トラットリア アル ラグー 兼井 昌二 さん
伝統の味を変えず受け継ぐ
コーヒー好きで、いつか仕事に出来たらと思っていました。大きな転機は1999年。初めてのイタリアで飲んだバール(コーヒー専門店)のエスプレッソに衝撃を受けたのです。専用のマシンを使って短時間(20~30秒以内)で抽出するイタリア発祥のエスプレッソは、味は深く、香りは強く豊潤、飲み終えた後の余韻は、これ以上はもう無いというすばらしいものでした。現地では1日何杯も飲むそうです。日本でも本物を飲んでもらおうと思ったのが、専門店を始めるきっかけでした。

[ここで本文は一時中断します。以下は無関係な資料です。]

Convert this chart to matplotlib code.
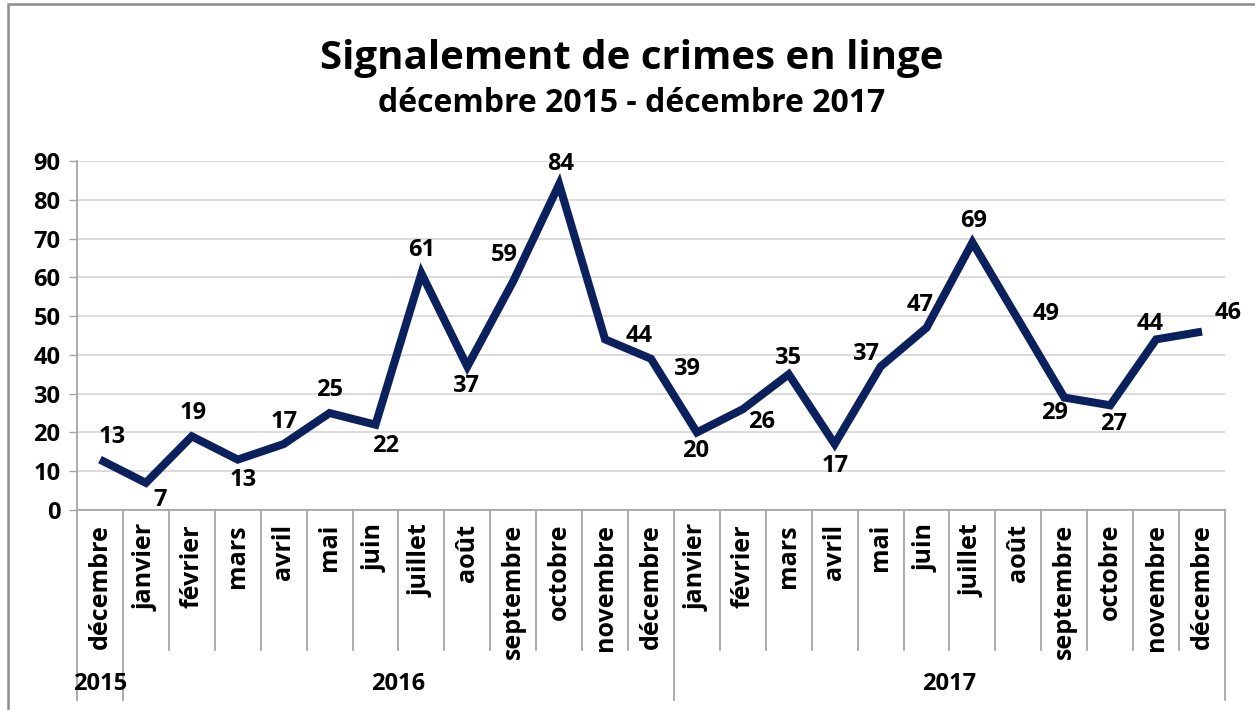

その後、度々イタリアを訪れるうちに、スローフードの原点ともいえるマンマ(お母さん)の味に魅せられ、エスプレッソと料理が楽しめる店をやりたいと思うように。今の店は篠山牛、猪肉、新鮮野菜など地元の食材を使い、マンマの料理のようにシンプルな調理法にこだわった料理を出しています。
家を探していた時、篠山で最初に案内されたのがこの町家でした。江戸時代末期に建築されたといい、一目で気に入りました。長年、変えることなく受け継がれてきた姿は美しく、憧れを抱いたのです。私達の店も、そのような店でありたいと思います。 (談)
匠プロフィール
1965年、神戸市生まれ。36歳で脱サラして神戸・岡本でエスプレッソ専門店を開く。10年後、46歳で丹波篠山市の東部、国の伝統的建造物群保存地区に選定される福住地区の古民家をリノベーションし現在の店を構える。